In October 2021, Director of Identification and Socialization, Detachment 88 Muhammad Sodiq said that 876 members of Jamaah Islamiyah had been arrested and sentenced in Indonesia.

On 16 November 2021, Indonesian National Police launched a crackdown operation, which revealed that the group operated in disguise as a political party, Indonesian People's Da'wah Party. The revelation shocked many people, as it was the first time in Indonesia that a terrorist organization disguised itself as a political party and attempted to intervene and participate in the Indonesian political system.

History

JI has its roots in Darul Islam (DI, meaning "House of Islam"), a radical Islamist/anti-colonialist movement in Indonesia in the 1940s.

The JI was established as a loose confederation of several Islamic groups. Sometime around 1969, three men, Abu Bakar Bashir, Abdullah Sungkar and Shahrul Nizam 'PD' began an operation to propagate the Darul Islam movement, a conservative strain of Islam.

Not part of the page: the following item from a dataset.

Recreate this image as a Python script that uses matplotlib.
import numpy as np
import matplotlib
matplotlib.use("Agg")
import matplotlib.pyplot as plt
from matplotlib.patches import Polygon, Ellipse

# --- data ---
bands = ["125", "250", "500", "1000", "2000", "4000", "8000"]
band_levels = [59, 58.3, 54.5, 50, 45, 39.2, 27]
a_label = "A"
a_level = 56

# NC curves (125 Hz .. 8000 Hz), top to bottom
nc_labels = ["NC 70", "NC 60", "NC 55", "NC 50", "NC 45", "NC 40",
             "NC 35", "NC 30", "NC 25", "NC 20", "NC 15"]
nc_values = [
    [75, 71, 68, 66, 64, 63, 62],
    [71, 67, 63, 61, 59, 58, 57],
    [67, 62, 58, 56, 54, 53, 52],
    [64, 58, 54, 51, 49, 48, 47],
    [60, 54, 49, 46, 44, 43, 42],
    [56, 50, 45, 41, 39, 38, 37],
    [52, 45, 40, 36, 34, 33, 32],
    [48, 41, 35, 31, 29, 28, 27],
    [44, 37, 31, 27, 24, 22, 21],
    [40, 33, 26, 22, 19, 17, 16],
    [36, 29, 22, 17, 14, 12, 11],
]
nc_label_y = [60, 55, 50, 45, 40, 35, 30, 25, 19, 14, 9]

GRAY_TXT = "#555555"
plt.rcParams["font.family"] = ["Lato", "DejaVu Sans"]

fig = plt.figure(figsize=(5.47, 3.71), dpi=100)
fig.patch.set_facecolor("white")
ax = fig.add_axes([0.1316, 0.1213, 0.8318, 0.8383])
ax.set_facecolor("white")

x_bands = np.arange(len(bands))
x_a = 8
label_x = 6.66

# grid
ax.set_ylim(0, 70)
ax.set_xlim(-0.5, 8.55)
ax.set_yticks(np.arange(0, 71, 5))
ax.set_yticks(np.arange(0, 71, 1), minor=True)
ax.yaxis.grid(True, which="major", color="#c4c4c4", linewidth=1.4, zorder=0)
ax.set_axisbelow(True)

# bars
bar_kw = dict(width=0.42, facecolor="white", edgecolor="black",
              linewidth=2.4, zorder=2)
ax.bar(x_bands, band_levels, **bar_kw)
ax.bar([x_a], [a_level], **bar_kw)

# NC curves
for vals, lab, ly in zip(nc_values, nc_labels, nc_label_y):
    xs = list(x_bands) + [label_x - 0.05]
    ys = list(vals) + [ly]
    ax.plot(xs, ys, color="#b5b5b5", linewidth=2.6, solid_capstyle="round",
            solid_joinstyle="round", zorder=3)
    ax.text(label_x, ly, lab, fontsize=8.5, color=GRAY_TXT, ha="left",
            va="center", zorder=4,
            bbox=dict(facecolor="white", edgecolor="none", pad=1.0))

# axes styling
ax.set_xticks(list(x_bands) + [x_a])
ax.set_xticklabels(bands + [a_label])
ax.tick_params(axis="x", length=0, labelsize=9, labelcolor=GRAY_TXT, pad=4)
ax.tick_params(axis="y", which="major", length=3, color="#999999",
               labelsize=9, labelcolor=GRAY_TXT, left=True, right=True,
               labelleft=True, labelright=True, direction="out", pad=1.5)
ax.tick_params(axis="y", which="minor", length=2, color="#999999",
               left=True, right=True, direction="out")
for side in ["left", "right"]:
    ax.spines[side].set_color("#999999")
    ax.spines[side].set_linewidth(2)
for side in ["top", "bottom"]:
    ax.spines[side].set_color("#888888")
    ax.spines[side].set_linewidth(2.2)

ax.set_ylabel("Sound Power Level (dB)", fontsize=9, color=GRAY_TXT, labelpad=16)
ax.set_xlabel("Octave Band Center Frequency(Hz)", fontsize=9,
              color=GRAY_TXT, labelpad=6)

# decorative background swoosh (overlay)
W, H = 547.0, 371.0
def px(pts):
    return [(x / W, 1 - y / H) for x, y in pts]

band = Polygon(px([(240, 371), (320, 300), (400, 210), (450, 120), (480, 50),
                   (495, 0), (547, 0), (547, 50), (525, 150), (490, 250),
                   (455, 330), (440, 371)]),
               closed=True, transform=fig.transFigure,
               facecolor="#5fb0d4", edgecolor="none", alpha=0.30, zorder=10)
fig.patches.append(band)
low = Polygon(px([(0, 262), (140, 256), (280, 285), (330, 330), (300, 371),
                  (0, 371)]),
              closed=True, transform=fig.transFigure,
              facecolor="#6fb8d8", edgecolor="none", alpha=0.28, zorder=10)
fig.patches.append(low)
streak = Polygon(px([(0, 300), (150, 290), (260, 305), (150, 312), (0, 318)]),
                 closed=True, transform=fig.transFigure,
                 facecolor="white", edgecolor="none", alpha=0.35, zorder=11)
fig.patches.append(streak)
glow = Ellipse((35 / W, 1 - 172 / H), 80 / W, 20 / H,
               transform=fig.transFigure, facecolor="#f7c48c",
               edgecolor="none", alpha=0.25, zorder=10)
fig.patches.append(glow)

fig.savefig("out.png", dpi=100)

Bashir and Sungkar were both imprisoned by the New Order administration of Indonesian president Suharto as part of a crackdown on radical groups such as Komando Jihad, that were perceived to undermine the government's control over the Indonesian population. The two leaders spent several years in prison.  After release, Bashir and his followers moved to Malaysia in 1982. They recruited people from Indonesia, Malaysia, Singapore, and the Philippines. The group officially named itself Jemaah Islamiah around that time period.

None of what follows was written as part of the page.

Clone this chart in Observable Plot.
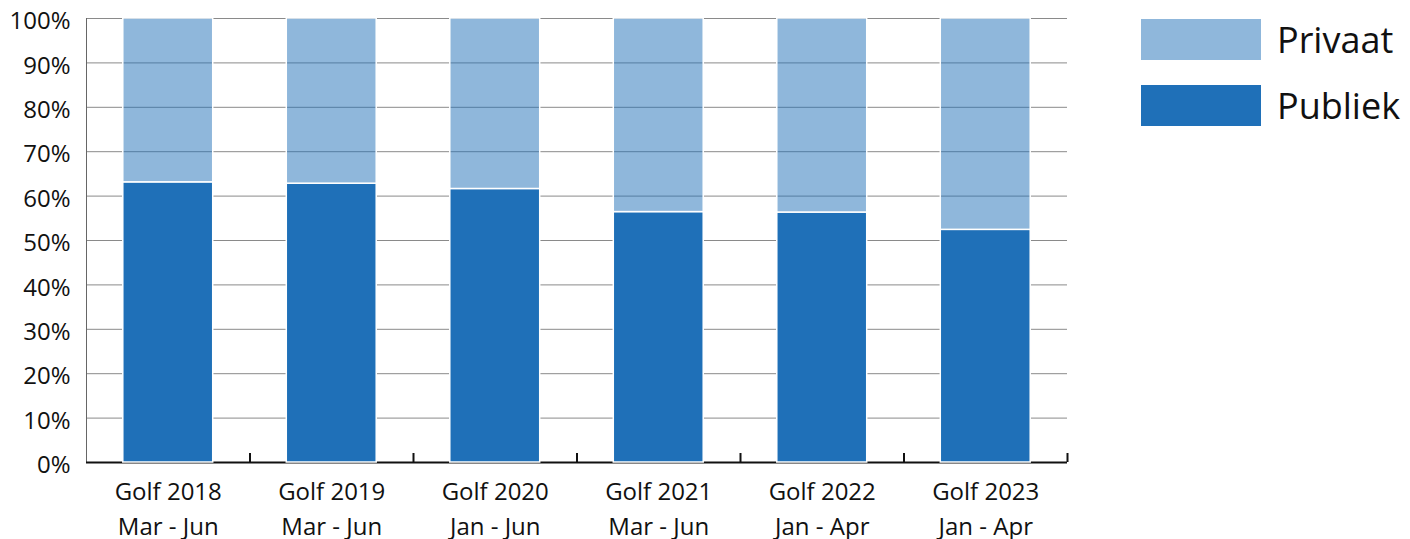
<!DOCTYPE html>
<html>
<head>
<meta charset="utf-8">
<script src="https://cdn.jsdelivr.net/npm/d3@7"></script>
<script src="https://cdn.jsdelivr.net/npm/@observablehq/plot@0.6"></script>
<style>
  html, body { margin: 0; padding: 0; background: #fff; }
  #wrap { position: relative; width: 1410px; height: 539px; font-family: "Open Sans", sans-serif; }
  #legend { position: absolute; left: 1141px; top: 19px; }
  .item { display: flex; align-items: center; height: 41px; margin-bottom: 25px; }
  .sw { width: 120px; height: 41px; margin-right: 16px; }
  .lab { font-size: 36px; color: #111; line-height: 41px; }
</style>
</head>
<body>
<div id="wrap"><div id="chart"></div><div id="legend"></div></div>
<script>
const waves = ["Golf 2018", "Golf 2019", "Golf 2020", "Golf 2021", "Golf 2022", "Golf 2023"];
const periods = ["Mar - Jun", "Mar - Jun", "Jan - Jun", "Mar - Jun", "Jan - Apr", "Jan - Apr"];
const publiek = [63.1, 62.8, 61.6, 56.4, 56.3, 52.4];
const privaat = [36.9, 37.2, 38.4, 43.6, 43.7, 47.6];
const seriesNames = ["Publiek", "Privaat"];
const yTicks = [0, 10, 20, 30, 40, 50, 60, 70, 80, 90, 100];

const dark = "#1f70b8";
const light = "#8fb7db";

const rows = [];
waves.forEach((w, i) => {
  rows.push({wave: w, series: "Publiek", value: publiek[i]});
  rows.push({wave: w, series: "Privaat", value: privaat[i]});
});

const width = 1410, marginLeft = 86, marginRight = 343;
const step = (width - marginLeft - marginRight) / waves.length;

const chart = Plot.plot({
  width, height: 539,
  marginLeft, marginRight, marginTop: 18, marginBottom: 77,
  style: {fontFamily: "Open Sans, sans-serif", background: "transparent"},
  x: {domain: waves, paddingInner: 0.45, paddingOuter: 0.225, round: false, axis: null, label: null},
  y: {domain: [0, 100], axis: null, label: null},
  opacity: {domain: [0, 1], range: [0, 1]},
  marks: [
    Plot.ruleY(yTicks.filter(d => d > 0), {stroke: "#8a8a8a", strokeWidth: 1}),
    Plot.frame({anchor: "left", stroke: "#666", strokeWidth: 1}),
    Plot.ruleY([0], {stroke: "#111", strokeWidth: 2}),
    Plot.axisX({tickSize: -9, text: null, label: null, dx: step / 2, stroke: "#111", strokeWidth: 2}),
    Plot.barY(rows, Plot.stackY({
      x: "wave", y: "value", fill: dark,
      fillOpacity: d => d.series === "Privaat" ? 0.5 : 1,
      stroke: "white", strokeWidth: 1.5
    })),
    Plot.axisY({ticks: yTicks, label: null, tickSize: 0, tickPadding: 16, tickFormat: d => d + "%", fontSize: 24, fill: "#111", dy: 3}),
    Plot.axisX({tickSize: 0, label: null, tickPadding: 13, fontSize: 24, fill: "#111", lineHeight: 1.45,
      tickFormat: d => d + "\n" + periods[waves.indexOf(d)]})
  ]
});
document.getElementById("chart").appendChild(chart);

const legend = document.getElementById("legend");
[["Privaat", light], ["Publiek", dark]].forEach(([name, col]) => {
  const it = document.createElement("div");
  it.className = "item";
  it.innerHTML = `<div class="sw" style="background:${col}"></div><div class="lab">${name}</div>`;
  legend.appendChild(it);
});
</script>
</body>
</html>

JI was formally founded on 1 January 1993, by JI leaders, Abu Bakar Bashir and Abdullah Sungkar while hiding in Malaysia from the persecution of the Suharto government. After the fall of the Suharto regime in 1998, both men returned to Indonesia where JI gained a terrorist edge when one of its founders, the late Abdullah Sungkar, established contact with Osama Bin Laden's al-Qaeda network.

JI's violent operations began during the communal conflicts in Maluku and Poso. It shifted its attention to targeting US and Western interests in Indonesia and the wider Southeast Asian region  since the start of the US-led war on terror. JI's terror plans in Southeast Asia were exposed when its plot to set off several bombs in Singapore was foiled by the local authorities.

In 2004, Abu Bakar Bashir created the Indonesian Mujahedeen Council to connect Islamist groups, including JI, in Indonesia.

Recruiting, training, indoctrination, financial, and operational links between the JI and other militant groups,  such as al-Qaeda, the Abu Sayyaf Group (ASG), the Misuari Renegade/Breakaway Group (MRG/MBG) and the Philippine Rajah Sulaiman movement (RSM) have existed for many years.

Bashir became the spiritual leader of the group while Hambali became the military leader. Unlike the Al-Mau'nah group, Jemaah Islamiah kept a low profile in Malaysia and their existence was publicized only after the 2002 Bali bombings.

Designation as a terrorist group
Jemaah Islamiyah has been designated a terrorist group by the following countries and international organizations:

State opponents

2002 Bali bombing
Prior to the first Bali bombing on 12 October 2002, there was underestimation to the threat Jemaah Islamiah posed. After this attack, the U.S. State Department designated Jemaah Islamiah as a Foreign Terrorist Organization.

Other terrorist attacks
In 2003, Indonesian police confirmed the existence of "Mantiqe-IV"  the JI regional cell which covered Irian Jaya and Australia. Indonesian police said Muklas has identified Mantiqe IV's leader as Abdul Rahim—an Indonesian-born Australian. Jemaah Islamiah is also strongly suspected of carrying out the 2003 JW Marriott hotel bombing in Kuningan, Jakarta, the 2004 Australian embassy bombing in Jakarta, the 2005 Bali terrorist bombing and the 2009 JW Marriott and Ritz-Carlton hotel bombings. The Bali and JW Marriott attacks showed that JI did not rule out attacking the same target more than once. The JI also has been directly and indirectly involved in dozens of bombings in the southern Philippines, usually in league with the ASG.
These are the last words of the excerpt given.